Als er das Haus von Homer betritt bleibt Faye vor der Türe, in Wartestellung um später ihre Rolle in der Verkaufsvorstellung zu spielen. Homer jedoch, der sonst jeden Kontakt meidet, ist verzaubert von Faye, sodass das Schauspiel, dass Vater und Tochter aufführen völlig überflüssig ist. Falls es überhaupt ein Schauspiel ist: denn Harry, der zur Förderung des Umsatzes gerne einen Schwächeanfall simuliert, weswegen ihm seinen Tochter dann erschrocken zur Hilfe eilt, und die Kunden dann schon aus Mitleid kaufen, ist wirklich schon dem Tode nahe.
Was oberflächlich betrachtet zunächst als banale Lebensgeschichten durchschnittlicher Menschen darstellt, erweist sich schon bald als ein äußerst pointierte Beschreibung.
Den Text zu charakterisieren fällt dann aber trotzdem nicht leicht:
Wir lesen vom Leben derer, die es nicht geschafft haben.

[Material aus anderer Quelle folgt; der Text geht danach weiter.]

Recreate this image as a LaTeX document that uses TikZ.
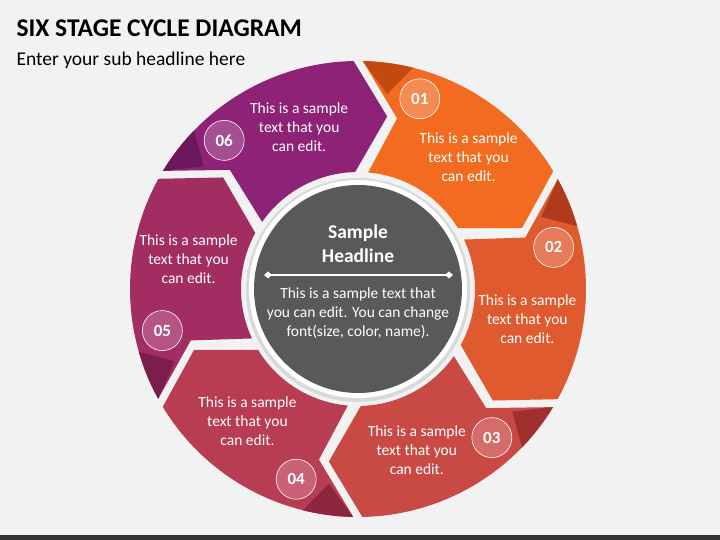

Wo auch immer sie herkamen, was auch immer sie erhofften, wovon immer sie träumten: erreicht haben das alles nur andere. Man kann wohl annehmen, dass damals (1939, als das Buch erschien) wie heute das Verhältnis Gewinner zu Verlierern ähnlich ist. Aus der Masse der vielen, die es ins Rampenlicht schaffen wollen, schaffen es nur ganz wenige dorthin.
Nathaniel West konstruiert daraus einen Roman, der zwischen traurig und surreal, poetisch und befremdlich schwankt. Da es keine Handlung, keinen Plot, im eigentlichen Sinn gibt, verwirren die Szenenschnitte zuweilen, bedarf es gelegentlich des Lesens einiger Zeilen um den Inhalt einzuordnen.
Klar sichtbar jedoch wird der Unterschied zwischen Traum und Wirklichkeit rund um die Traumwelt Hollywood.
Dies ist Nathaniel Wests vierter und zugleich letzter Roman. Ein Jahr nach der Veröffentlichung starb er im Jahr 1940, erst 36 Jahre alt, gemeinsam mit seiner Ehefrau bei einem Autounfall. Er war, wie man berichtet, auf dem Weg zum Begräbnis seines Freundes F. Scott Fitzgerald.